• **STORED DATA**

● ● ● ●

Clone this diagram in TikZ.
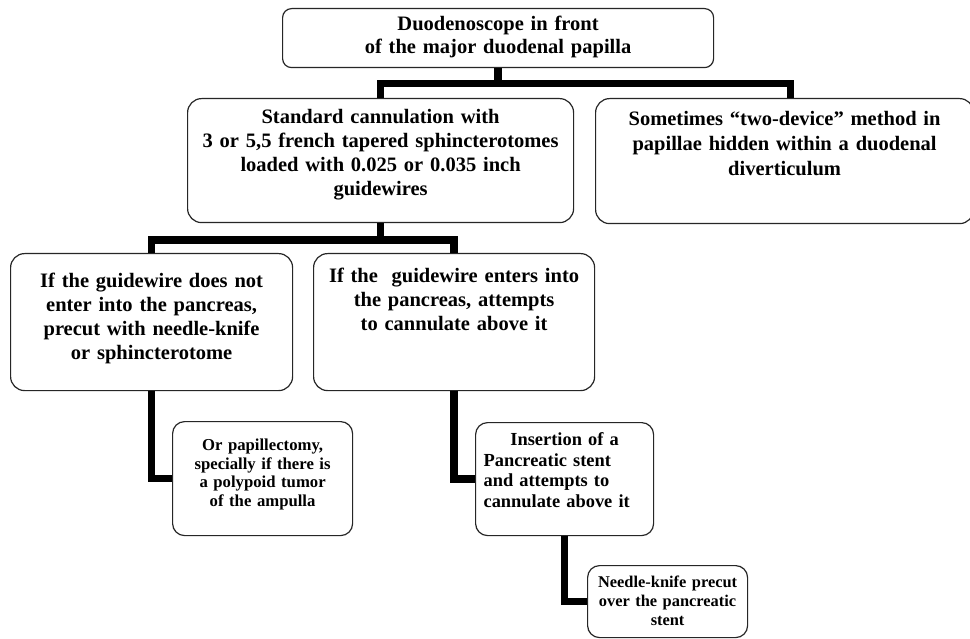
\documentclass[tikz,border=0pt]{standalone}
\usepackage{fontspec}
\setmainfont{Liberation Serif}
\begin{document}
\begin{tikzpicture}[x=1pt,y=-1pt,
  box/.style={draw=black!85, line width=1.2pt, rounded corners=14pt, inner sep=0pt,
    anchor=north west, align=center, font=\bfseries\fontsize{20.5}{24}\selectfont},
  smallbox/.style={box, rounded corners=12pt},
  conn/.style={line width=7.5pt, line join=miter, line cap=butt}]
\useasboundingbox (0,0) rectangle (970,639);
\fill[white] (0,0) rectangle (970,639);
\clip (0,0) rectangle (970,639);

\node[box, rounded corners=9pt, text width=431pt, text height=22pt, text depth=37pt,
  font=\bfseries\fontsize{20.5}{23}\selectfont] (top) at (282,8)
  {Duodenoscope in front\\of the major duodenal papilla};

\node[box, text width=386pt, text height=25pt, text depth=99pt] (mid) at (187,98)
  {Standard cannulation with\\3 or 5,5 french tapered sphincterotomes\\loaded with 0.025 or 0.035 inch\\guidewires};

\node[box, text width=378pt, text height=27pt, text depth=98pt,
  font=\bfseries\fontsize{20.5}{25}\selectfont] (right) at (595,98)
  {Sometimes “two-device” method in\\papillae hidden within a duodenal\\diverticulum};

\node[box, text width=282pt, text height=34pt, text depth=103pt] (left) at (10,253)
  {If the guidewire does not\\enter into the pancreas,\\precut with needle-knife\\or sphincterotome};

\node[box, text width=281pt, text height=29pt, text depth=108pt] (second) at (313,253)
  {If the\ \ guidewire enters into\\the pancreas, attempts\\to cannulate above it};

\node[smallbox, text width=180pt, text height=29pt, text depth=85pt,
  font=\bfseries\fontsize{16.7}{18.5}\selectfont] (orb) at (172,421)
  {Or papillectomy,\\specially if there is\\a polypoid tumor\\of the ampulla};

\node[smallbox, align=left, text width=178pt, text height=23pt, text depth=90pt,
  font=\bfseries\fontsize{18.4}{20.5}\selectfont] (ins) at (475,422)
  {\makebox[\linewidth]{Insertion of a}\\\hspace*{8pt}Pancreatic stent\\\hspace*{8pt}and attempts to\\\hspace*{8pt}cannulate above it};

\node[smallbox, text width=160pt, text height=22pt, text depth=50pt,
  font=\bfseries\fontsize{16.4}{19}\selectfont] (needle) at (587,565)
  {Needle-knife precut\\over the pancreatic\\stent};

\draw[conn] (top.south) -- ++(0,15.5) coordinate (j1);
\draw[conn] (mid.north) |- (j1) -| ([xshift=6pt]right.north);
\draw[conn] (mid.south) -- ++(0,17) coordinate (j2);
\draw[conn] (left.north) |- (j2) -| (second.north);
\draw[conn] (left.south) |- (orb.west);
\draw[conn] (second.south) |- (ins.west);
\draw[conn] (ins.south) |- (needle.west);
\end{tikzpicture}
\end{document}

● ● ● ●

• **WHAT YOU ARE ASKED TO DO**
From the first line above to the line containing "method in\\papillae hidden", repeat each line exactly. Pictures stay out.

• **ANSWER TO THIS PROBLEM**
Clone this diagram in TikZ.
\documentclass[tikz,border=0pt]{standalone}
\usepackage{fontspec}
\setmainfont{Liberation Serif}
\begin{document}
\begin{tikzpicture}[x=1pt,y=-1pt,
  box/.style={draw=black!85, line width=1.2pt, rounded corners=14pt, inner sep=0pt,
    anchor=north west, align=center, font=\bfseries\fontsize{20.5}{24}\selectfont},
  smallbox/.style={box, rounded corners=12pt},
  conn/.style={line width=7.5pt, line join=miter, line cap=butt}]
\useasboundingbox (0,0) rectangle (970,639);
\fill[white] (0,0) rectangle (970,639);
\clip (0,0) rectangle (970,639);

\node[box, rounded corners=9pt, text width=431pt, text height=22pt, text depth=37pt,
  font=\bfseries\fontsize{20.5}{23}\selectfont] (top) at (282,8)
  {Duodenoscope in front\\of the major duodenal papilla};

\node[box, text width=386pt, text height=25pt, text depth=99pt] (mid) at (187,98)
  {Standard cannulation with\\3 or 5,5 french tapered sphincterotomes\\loaded with 0.025 or 0.035 inch\\guidewires};

\node[box, text width=378pt, text height=27pt, text depth=98pt,
  font=\bfseries\fontsize{20.5}{25}\selectfont] (right) at (595,98)
  {Sometimes “two-device” method in\\papillae hidden within a duodenal\\diverticulum};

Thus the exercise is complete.